Saturday night at the Fatt Lipp household. Curl up on the sofa with the missus and cue up the quintessential popcorn movie: a James Bond flick. Ol’ reliable. When you sign on for a couple hours with Bond, you’re choosing a brand that has delivered unflagging consistency over five decades. We all know the brand attributes: Creative action scenes. Deadly doodads. Stunning cinematography. Memorable villain. Exotic locales. Equally exotic women. And that trademark sophisticated bemusement, even in dire circumstances. In short, a thrill ride on the screen. Sit back and enjoy the fun. Because that, after all, is the Bond brand: fun.
And that’s what Saturday night with Skyfall was—for the first hour or so. It had all the above attributes (especially the cinematography… just gorgeous), plus an intriguing wrinkle focusing on Bond’s advancing age. Nice touch.

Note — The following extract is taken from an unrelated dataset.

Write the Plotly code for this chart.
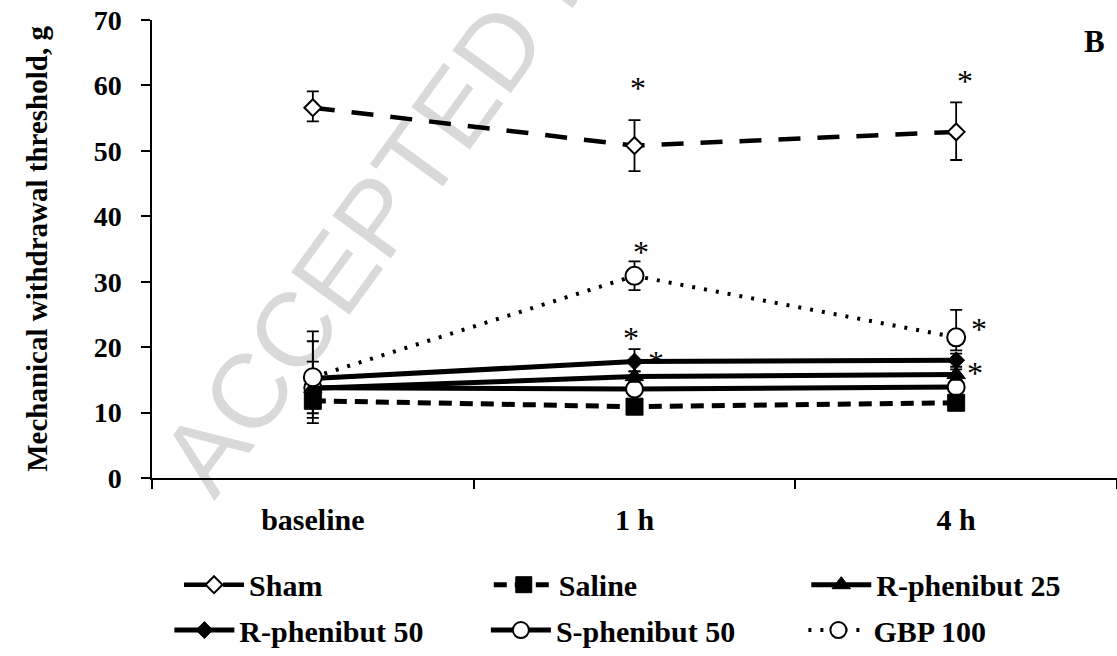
import plotly.graph_objects as go

categories = ["baseline", "1 h", "4 h"]

sham = [56.6, 50.8, 52.9]
sham_err_up = [2.5, 3.9, 4.5]
sham_err_dn = [2.1, 3.9, 4.3]

saline = [11.8, 10.9, 11.5]
saline_err_up = [0.8, 0.5, 0.5]
saline_err_dn = [0.8, 0.5, 0.5]

r25 = [13.7, 15.5, 15.8]
r25_err_up = [1.0, 0.8, 0.8]
r25_err_dn = [4.5, 0.8, 0.8]

r50 = [15.2, 17.8, 18.0]
r50_err_up = [2.6, 1.9, 1.0]
r50_err_dn = [5.3, 1.5, 1.0]

s50 = [13.8, 13.6, 13.9]
s50_err_up = [7.1, 1.0, 1.0]
s50_err_dn = [1.0, 1.0, 1.0]

gbp = [15.4, 30.9, 21.5]
gbp_err_up = [7.0, 2.2, 4.2]
gbp_err_dn = [7.0, 2.2, 2.0]

star_cat = ["1 h", "4 h", "1 h", "4 h", "1 h", "1 h", "4 h"]
star_y = [60.7, 61.7, 35.6, 23.8, 22.5, 18.8, 17.1]
star_xshift = [3, 9, 6, 23, -4, 21, 19]

FONT = "Liberation Serif"
BLACK = "#000000"


def err(up, dn):
    return dict(type="data", symmetric=False, array=up, arrayminus=dn,
                color=BLACK, thickness=1.8, width=6)


fig = go.Figure()

fig.add_trace(go.Scatter(
    x=categories, y=sham, name="Sham", mode="lines+markers",
    line=dict(color=BLACK, width=4.5, dash="22px,17px"),
    marker=dict(symbol="diamond", size=13, color="white", line=dict(color=BLACK, width=2)),
    error_y=err(sham_err_up, sham_err_dn), legend="legend"))

fig.add_trace(go.Scatter(
    x=categories, y=s50, name="S-phenibut 50", mode="lines+markers",
    line=dict(color=BLACK, width=5),
    marker=dict(symbol="circle", size=17, color="white", line=dict(color=BLACK, width=2)),
    error_y=err(s50_err_up, s50_err_dn), legend="legend5"))

fig.add_trace(go.Scatter(
    x=categories, y=saline, name="Saline", mode="lines+markers",
    line=dict(color=BLACK, width=5, dash="13px,8px"),
    marker=dict(symbol="square", size=17, color=BLACK, line=dict(color=BLACK, width=1)),
    error_y=err(saline_err_up, saline_err_dn), legend="legend2"))

fig.add_trace(go.Scatter(
    x=categories, y=r25, name="R-phenibut 25", mode="lines+markers",
    line=dict(color=BLACK, width=5),
    marker=dict(symbol="triangle-up", size=16, color=BLACK, line=dict(color=BLACK, width=1)),
    error_y=err(r25_err_up, r25_err_dn), legend="legend3"))

fig.add_trace(go.Scatter(
    x=categories, y=r50, name="R-phenibut 50", mode="lines+markers",
    line=dict(color=BLACK, width=5),
    marker=dict(symbol="diamond", size=13, color=BLACK, line=dict(color=BLACK, width=1)),
    error_y=err(r50_err_up, r50_err_dn), legend="legend4"))

fig.add_trace(go.Scatter(
    x=categories, y=gbp, name="GBP 100", mode="lines+markers",
    line=dict(color=BLACK, width=4, dash="3px,9px"),
    marker=dict(symbol="circle", size=18, color="white", line=dict(color=BLACK, width=2)),
    error_y=err(gbp_err_up, gbp_err_dn), legend="legend6"))

# significance asterisks
for c, yv, dx in zip(star_cat, star_y, star_xshift):
    fig.add_annotation(x=c, y=yv, xref="x", yref="y", text="*", showarrow=False,
                       xshift=dx, yshift=-7,
                       font=dict(family=FONT, size=32, color=BLACK))

# panel letter
fig.add_annotation(x=0.977, y=0.952, xref="paper", yref="paper", text="B",
                   xanchor="center", yanchor="middle", showarrow=False,
                   font=dict(family=FONT, size=31, color=BLACK, weight="bold"))

# watermark
cx, cy = 0.42, 1.153
fig.add_shape(type="rect", xref="paper", yref="paper",
              x0=cx - 0.005, x1=cx + 0.005, y0=cy - 0.005, y1=cy + 0.005,
              line=dict(width=0), fillcolor="rgba(0,0,0,0)", layer="below",
              label=dict(text="ACCEPTED MANUSCRIPT", textangle=-54, textposition="middle center",
                         font=dict(family="Liberation Sans", size=105, color="#d9d9d9")))


def leg(x, y):
    return dict(orientation="h", itemwidth=60, xanchor="left", yanchor="middle",
                x=x, y=y, borderwidth=0,
                font=dict(family=FONT, size=30, color=BLACK, weight="bold"),
                bgcolor="rgba(0,0,0,0)")


row1, row2 = -0.233, -0.332
fig.update_layout(
    width=1117, height=656,
    margin=dict(l=152, r=0, t=20, b=178, autoexpand=False),
    paper_bgcolor="white", plot_bgcolor="rgba(0,0,0,0)",
    font=dict(family=FONT, color=BLACK),
    showlegend=True,
    legend=leg(0.028, row1),
    legend2=leg(0.349, row1),
    legend3=leg(0.678, row1),
    legend4=leg(0.018, row2),
    legend5=leg(0.346, row2),
    legend6=leg(0.675, row2),
    xaxis=dict(type="category", range=[-0.5, 2.5], showline=True, linecolor=BLACK, linewidth=2,
               ticks="outside", ticklen=9, tickwidth=1.5, tickcolor=BLACK, tickson="boundaries",
               showgrid=False, zeroline=False, ticklabelstandoff=14,
               tickfont=dict(family=FONT, size=30, color=BLACK, weight="bold")),
    yaxis=dict(range=[0, 70], tickmode="array", tickvals=[0, 10, 20, 30, 40, 50, 60, 70],
               showline=True, linecolor=BLACK, linewidth=1.5,
               ticks="outside", ticklen=9, tickwidth=1.5, tickcolor=BLACK,
               showgrid=False, zeroline=False, ticklabelstandoff=14,
               tickfont=dict(family=FONT, size=28, color=BLACK, weight="bold"),
               title=dict(text="Mechanical withdrawal threshold, g", standoff=38,
                          font=dict(family=FONT, size=29, color=BLACK, weight="bold"))),
)

fig.write_html("out.html")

Then, inexpicably, it all went wrong. About two-thirds in, some screenwriter or producer decided to throw Craig and Dench into Bond’s grey, dreary boyhood home in grey, dreary Scotland. And there the movie stalled for the remaining hour, all dismal, brooding and claustrophic. (You could almost hear the anguished cries of director Sam Mendes: “Nooooooooo!!!”)
Maybe, maybe if this were not a franchise flick, maybe if it were Joe Secret Agent returning prodigally to his homestead, it might have worked. But this was Bond. James Bond. And the brand had veered way, way off course. Crushing disappointment. Crashing bore.
Bond. Boring. Believe it? Bah.
The lesson in here for marketers: You can extend your brand, modify your brand, shake or stir your brand. (Hey, one needs to adapt to the times.) But you do not have a license to kill your brand.